釜山国際映画祭の開幕式で、ファンに手を振る有村架純さん(左)と行定勲監督(12日、韓国・釜山、東亜日報提供)
アジア最大級といわれる釜山国際映画祭が12日、韓国の釜山で開幕した。今年は世界75カ国298本の映画が上映され、うち日本映画が過去最多の41本。日本の著名な俳優や監督たちが続々と現地入りした。一方、今月下旬に始まる東京国際映画祭で上映される韓国映画は過去最少の1本に減った。スクリーンを通じた日韓交流はアンバランスな状況になっている。
同日夜の開幕式には、韓国でもよく知られる俳優の中山美穂さんや有村架純さん、映画監督の河瀬直美さんらが次々にレッドカーペットに登場し、大きな拍手を浴びた。審査委員長を務める米ハリウッドの巨匠、オリバー・ストーン監督も参加した。
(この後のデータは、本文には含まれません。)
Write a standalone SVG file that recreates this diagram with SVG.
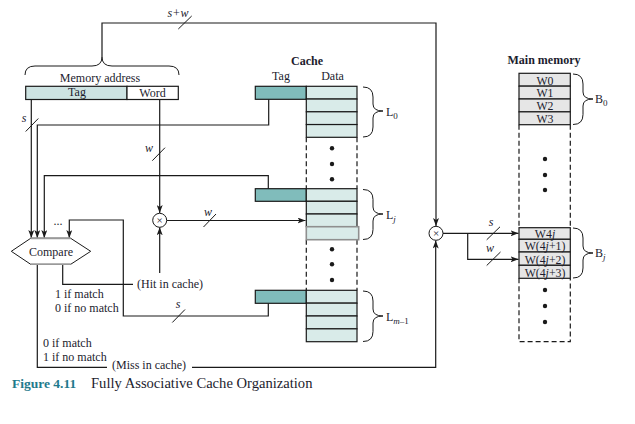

今年で22回目となる釜山国際映画祭は、ほぼ同時期にある東京国際映画祭より11年後発だが、ここ数年の来場者は東京を上回ったこともある。「プレミア」と呼ばれる新作が次々と披露され、アジア映画が幅広く紹介される場として、世界の映画人の注目を集めている。
その釜山で上映作品のうち7分の1を日本映画が占めるのは異例だ。是枝裕和監督の「三度目の殺人」、行定勲監督の「ナラタージュ」などの新作が招待作品として次々と上映されるほか、韓国の映画界に強い影響を与え、今年2月に亡くなった鈴木清順監督の作品の特集上映もある。
映画祭の上映作品はおもに製作者側から申請を受け付け、審査で決められる。関係者は「日本映画が増えたのは、新作を釜山に持ち込んでアピールしたいという日本側の強い熱意と、日本映画に熱い視線を注ぐ韓国側との二つの思いが合わさった結果だ」と話す。
韓国では昨年、新海誠監督の「君の名は。」がヒットするなど日本映画への関心が高まっているほか、日本旅行がブームになっている。今年になって韓国から訪日した人の数は、過去最高だった昨年の509万人を大幅に上回り、700万人に届く勢い。韓国政府関係者は「一般の韓国人は歴史問題をめぐる対立と、日本文化を楽しむことは別物だと考えている」と話す。